Charts and diagrams as code

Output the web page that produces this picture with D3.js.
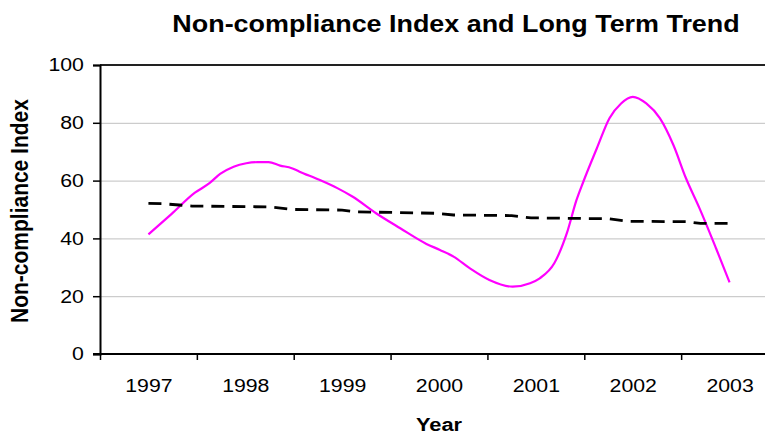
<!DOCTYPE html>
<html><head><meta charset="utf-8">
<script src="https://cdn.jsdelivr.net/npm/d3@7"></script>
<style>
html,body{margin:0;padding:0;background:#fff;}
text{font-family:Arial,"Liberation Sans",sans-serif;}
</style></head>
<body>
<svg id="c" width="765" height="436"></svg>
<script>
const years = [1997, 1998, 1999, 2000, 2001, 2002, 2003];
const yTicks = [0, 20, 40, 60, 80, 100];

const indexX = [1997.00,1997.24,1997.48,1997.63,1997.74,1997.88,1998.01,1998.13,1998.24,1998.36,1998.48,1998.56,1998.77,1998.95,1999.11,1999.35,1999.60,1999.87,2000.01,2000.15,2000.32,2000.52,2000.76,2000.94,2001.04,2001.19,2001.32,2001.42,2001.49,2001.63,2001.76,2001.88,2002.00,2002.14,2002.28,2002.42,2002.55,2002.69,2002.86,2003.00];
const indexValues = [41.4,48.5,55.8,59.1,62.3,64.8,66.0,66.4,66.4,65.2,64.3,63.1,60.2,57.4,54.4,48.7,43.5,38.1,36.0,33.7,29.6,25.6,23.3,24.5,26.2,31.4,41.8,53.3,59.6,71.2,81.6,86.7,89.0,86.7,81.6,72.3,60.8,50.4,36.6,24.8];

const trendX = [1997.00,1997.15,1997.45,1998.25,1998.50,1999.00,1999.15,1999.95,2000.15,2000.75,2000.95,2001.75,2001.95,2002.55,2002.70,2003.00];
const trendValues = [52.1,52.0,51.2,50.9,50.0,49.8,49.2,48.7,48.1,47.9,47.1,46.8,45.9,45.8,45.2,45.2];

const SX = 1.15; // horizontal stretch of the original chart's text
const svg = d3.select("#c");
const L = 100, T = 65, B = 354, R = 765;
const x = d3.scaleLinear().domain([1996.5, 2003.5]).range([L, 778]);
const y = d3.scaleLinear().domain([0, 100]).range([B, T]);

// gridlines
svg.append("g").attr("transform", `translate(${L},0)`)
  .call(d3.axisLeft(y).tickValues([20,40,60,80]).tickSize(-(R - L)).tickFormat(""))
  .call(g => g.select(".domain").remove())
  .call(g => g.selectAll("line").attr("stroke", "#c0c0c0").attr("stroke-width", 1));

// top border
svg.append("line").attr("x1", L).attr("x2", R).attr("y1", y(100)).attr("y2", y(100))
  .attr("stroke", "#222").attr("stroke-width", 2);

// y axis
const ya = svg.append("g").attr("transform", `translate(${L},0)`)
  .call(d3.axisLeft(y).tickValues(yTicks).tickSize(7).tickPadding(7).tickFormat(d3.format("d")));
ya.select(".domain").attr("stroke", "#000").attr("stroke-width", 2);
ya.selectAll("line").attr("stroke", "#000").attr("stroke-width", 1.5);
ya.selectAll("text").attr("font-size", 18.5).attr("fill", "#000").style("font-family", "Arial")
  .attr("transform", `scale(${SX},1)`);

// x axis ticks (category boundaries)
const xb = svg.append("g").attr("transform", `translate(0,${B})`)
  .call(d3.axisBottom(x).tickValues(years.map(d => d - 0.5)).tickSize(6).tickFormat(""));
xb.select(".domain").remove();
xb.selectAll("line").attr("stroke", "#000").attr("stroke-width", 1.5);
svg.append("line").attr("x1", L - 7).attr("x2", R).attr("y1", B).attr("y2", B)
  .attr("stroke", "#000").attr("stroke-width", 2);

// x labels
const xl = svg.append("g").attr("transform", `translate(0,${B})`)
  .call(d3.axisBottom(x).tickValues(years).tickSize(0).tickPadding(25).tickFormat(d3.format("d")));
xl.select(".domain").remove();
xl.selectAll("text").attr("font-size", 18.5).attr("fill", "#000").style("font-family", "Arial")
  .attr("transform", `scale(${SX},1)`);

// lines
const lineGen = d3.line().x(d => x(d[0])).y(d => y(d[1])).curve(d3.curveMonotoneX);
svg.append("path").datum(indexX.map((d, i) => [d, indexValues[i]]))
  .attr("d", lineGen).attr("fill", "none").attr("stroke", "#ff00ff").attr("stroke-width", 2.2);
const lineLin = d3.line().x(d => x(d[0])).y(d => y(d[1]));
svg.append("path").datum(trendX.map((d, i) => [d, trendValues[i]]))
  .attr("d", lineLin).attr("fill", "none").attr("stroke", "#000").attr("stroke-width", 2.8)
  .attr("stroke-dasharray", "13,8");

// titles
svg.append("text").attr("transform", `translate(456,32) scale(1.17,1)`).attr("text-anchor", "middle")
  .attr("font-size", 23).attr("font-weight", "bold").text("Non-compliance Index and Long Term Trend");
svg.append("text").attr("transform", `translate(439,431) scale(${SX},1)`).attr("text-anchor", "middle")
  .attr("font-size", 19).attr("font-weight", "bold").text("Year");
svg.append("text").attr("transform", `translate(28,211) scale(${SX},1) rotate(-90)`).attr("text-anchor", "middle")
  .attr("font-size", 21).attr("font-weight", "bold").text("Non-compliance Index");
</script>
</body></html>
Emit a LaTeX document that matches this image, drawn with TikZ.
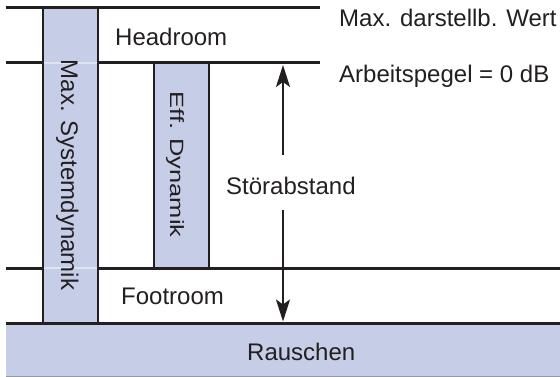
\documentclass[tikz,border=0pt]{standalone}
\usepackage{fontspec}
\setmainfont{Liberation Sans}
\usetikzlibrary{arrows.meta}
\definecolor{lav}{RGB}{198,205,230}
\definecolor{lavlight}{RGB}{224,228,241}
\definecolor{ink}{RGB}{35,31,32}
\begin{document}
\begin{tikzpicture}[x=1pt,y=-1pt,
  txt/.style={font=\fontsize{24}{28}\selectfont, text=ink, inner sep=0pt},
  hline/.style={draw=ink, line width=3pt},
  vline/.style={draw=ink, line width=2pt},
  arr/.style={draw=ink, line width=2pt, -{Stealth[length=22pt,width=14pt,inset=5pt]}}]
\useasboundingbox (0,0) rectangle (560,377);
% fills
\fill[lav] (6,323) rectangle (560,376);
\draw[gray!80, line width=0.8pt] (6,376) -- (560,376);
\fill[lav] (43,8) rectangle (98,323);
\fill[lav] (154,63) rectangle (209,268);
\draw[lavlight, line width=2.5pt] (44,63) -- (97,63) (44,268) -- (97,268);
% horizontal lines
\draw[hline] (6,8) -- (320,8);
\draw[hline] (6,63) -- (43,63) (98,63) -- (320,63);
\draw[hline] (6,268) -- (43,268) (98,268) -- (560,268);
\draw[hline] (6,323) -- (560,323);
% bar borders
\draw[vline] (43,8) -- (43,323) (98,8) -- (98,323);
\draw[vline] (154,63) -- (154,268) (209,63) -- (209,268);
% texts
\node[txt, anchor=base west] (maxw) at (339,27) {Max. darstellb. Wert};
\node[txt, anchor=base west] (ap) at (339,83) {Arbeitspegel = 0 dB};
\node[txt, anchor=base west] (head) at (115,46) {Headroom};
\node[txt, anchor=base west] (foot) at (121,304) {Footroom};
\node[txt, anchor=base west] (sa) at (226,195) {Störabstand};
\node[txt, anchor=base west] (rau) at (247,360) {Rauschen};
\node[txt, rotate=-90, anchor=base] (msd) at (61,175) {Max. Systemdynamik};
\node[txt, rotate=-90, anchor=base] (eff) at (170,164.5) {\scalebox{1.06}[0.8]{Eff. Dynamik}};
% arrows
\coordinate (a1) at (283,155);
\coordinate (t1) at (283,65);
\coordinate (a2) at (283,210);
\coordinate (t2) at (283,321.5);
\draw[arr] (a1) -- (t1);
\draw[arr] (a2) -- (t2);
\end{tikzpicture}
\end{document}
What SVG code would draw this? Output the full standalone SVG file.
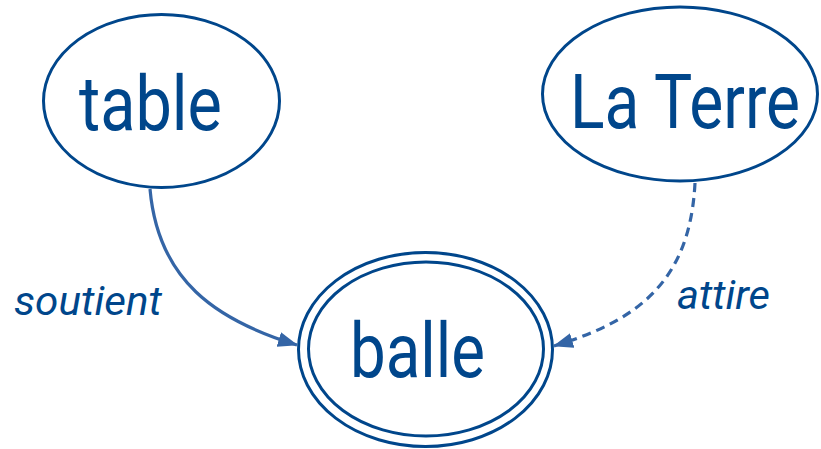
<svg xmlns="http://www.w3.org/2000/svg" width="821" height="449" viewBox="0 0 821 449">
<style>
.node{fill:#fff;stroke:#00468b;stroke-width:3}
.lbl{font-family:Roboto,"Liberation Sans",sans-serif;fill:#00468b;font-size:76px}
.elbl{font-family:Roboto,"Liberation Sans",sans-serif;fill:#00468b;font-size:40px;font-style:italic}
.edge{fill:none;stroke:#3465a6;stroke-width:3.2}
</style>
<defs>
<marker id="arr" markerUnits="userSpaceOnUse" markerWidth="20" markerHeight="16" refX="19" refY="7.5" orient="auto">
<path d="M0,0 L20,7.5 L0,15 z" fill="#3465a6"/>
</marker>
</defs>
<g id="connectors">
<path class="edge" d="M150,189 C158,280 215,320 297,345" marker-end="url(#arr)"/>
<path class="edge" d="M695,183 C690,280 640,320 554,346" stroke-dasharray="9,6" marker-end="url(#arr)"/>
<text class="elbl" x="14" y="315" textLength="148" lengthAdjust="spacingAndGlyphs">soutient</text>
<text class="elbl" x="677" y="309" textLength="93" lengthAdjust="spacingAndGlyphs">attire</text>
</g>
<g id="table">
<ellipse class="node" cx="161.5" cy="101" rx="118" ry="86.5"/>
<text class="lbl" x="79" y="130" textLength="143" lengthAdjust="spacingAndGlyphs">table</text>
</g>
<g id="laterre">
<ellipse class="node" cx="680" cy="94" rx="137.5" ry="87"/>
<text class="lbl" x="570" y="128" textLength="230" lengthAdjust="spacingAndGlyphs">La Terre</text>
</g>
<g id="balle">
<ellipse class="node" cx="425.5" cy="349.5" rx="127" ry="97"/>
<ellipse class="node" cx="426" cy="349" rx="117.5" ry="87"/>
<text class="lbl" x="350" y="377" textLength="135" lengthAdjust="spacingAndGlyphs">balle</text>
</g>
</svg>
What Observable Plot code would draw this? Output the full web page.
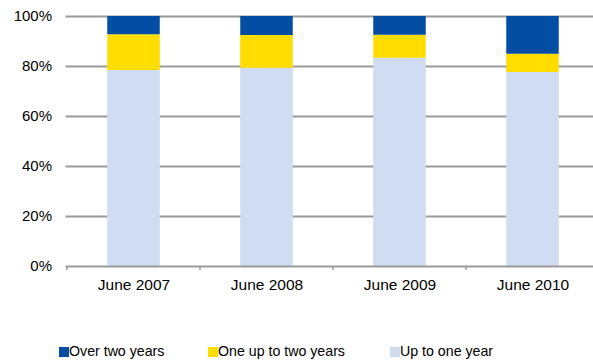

▶ **Given request**
Your task is to reproduce exactly the lines from the start of the data above through the line containing "const yTicks = [0, 20, 40, 60, 80, 100];", leaving every picture out.

▶ **Worked solution**
Output the web page that produces this picture with D3.js.
<!DOCTYPE html>
<html><head><meta charset="utf-8">
<script src="https://cdn.jsdelivr.net/npm/d3@7"></script>
<style>
html,body{margin:0;padding:0;background:#fff;}
text{font-family:Arial,"Liberation Sans",sans-serif;}
</style></head>
<body>
<svg id="c" width="765" height="436"></svg>
<script>
const years = [1997, 1998, 1999, 2000, 2001, 2002, 2003];
const yTicks = [0, 20, 40, 60, 80, 100];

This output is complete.